One case study is Kentucky Fried Chicken (KFC) in Japan. Christmas is not a national holiday in Japan, but has been celebrated as a secular, shopping event since post-WWII. But after 1974, Japanese families have been getting together on Christmas Day to celebrate with a traditional Japanese Christmas dinner: a bucket of KFC. This tradition was started by Takeshi Okawara, the first KFC manager in Japan. In 1970, despite being a popular American brand, Okawara's KFC store struggled to make sales in the local Japanese market.
However, a nun who taught at a nearby kindergarten, asked if Okawara could provide food for their school's Christmas party. Okawara obliged and even dressed up as Santa Claus, carrying a bucket of fried chicken, to entertain the children. The party was a huge success and attracted other schools. Okawara saw that there was no set Christmas tradition in Japan, and thus created one: "You should get KFC on Christmas." KFC's "Kentucky Christmas" marketing campaign went national in 1974, with Colonel Sanders statues dressed as Santa Claus and special holidays meals, and became a huge success. Customers now line up for hours on Christmas outside KFC stores to buy KFC's Christmas Party Barrel: a holiday decorated bucket of fried chicken with various sides for the family.
China: Happy Singles Day!
Another holiday phenomenon happened even more recently. In China there is Singles Day which occurs on November 11th. It began as an "anti-Valentine's" day in China in the 1990s for single people to celebrate their singledom and has since grown into the largest shopping day in the world. This is thanks to Chinese conglomerate Alibaba. In 2009, Alibaba ran a marketing campaign promoting Singles Day (also known as Double 11) as a day that any individual, regardless of their single status, can buy themselves gifts. This past Singles Day, Alibaba reported a whopping $38.4 billion dollars worth of sales in 24 hours, far surpassing Black Friday and Cyber Monday sales in the U.S. last year, and establishing it as the biggest shopping event in the world.

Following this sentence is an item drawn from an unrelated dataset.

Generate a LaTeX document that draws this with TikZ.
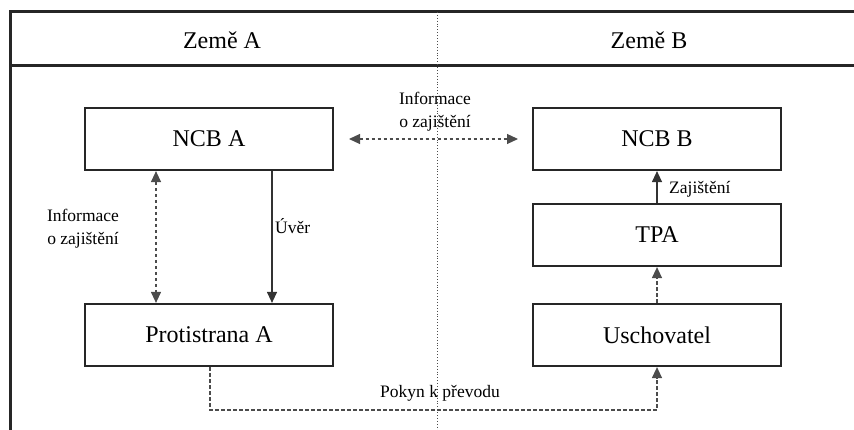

It was not just Chinese companies that pulled in sales, many U.S. and international brands such as Apple, Gap, North Face, L'Oreal, MUJI, Uniqlo, and more made over $143 million each. These companies understood the importance of localizing their marketing strategy with Chinese language ads and websites to reach the Chinese market.
'Tis the Season to Localize
As you can see from the above examples, the holiday season is a great time to localize and help promote your business in different countries. Maybe there's a holiday tradition your business can establish in another country like KFC did in Japan or maybe your business can get in on the major Singles Day sales in China.
Regardless, all the successful businesses mentioned above knew that they had to reach their local market by translating and localizing their marketing content for their target audience and capitalizing on the time of year. It truly is the season to localize.
Have a Happy Thanksgiving from us here at JBI Studios. Hope you all have a wonderful time tomorrow.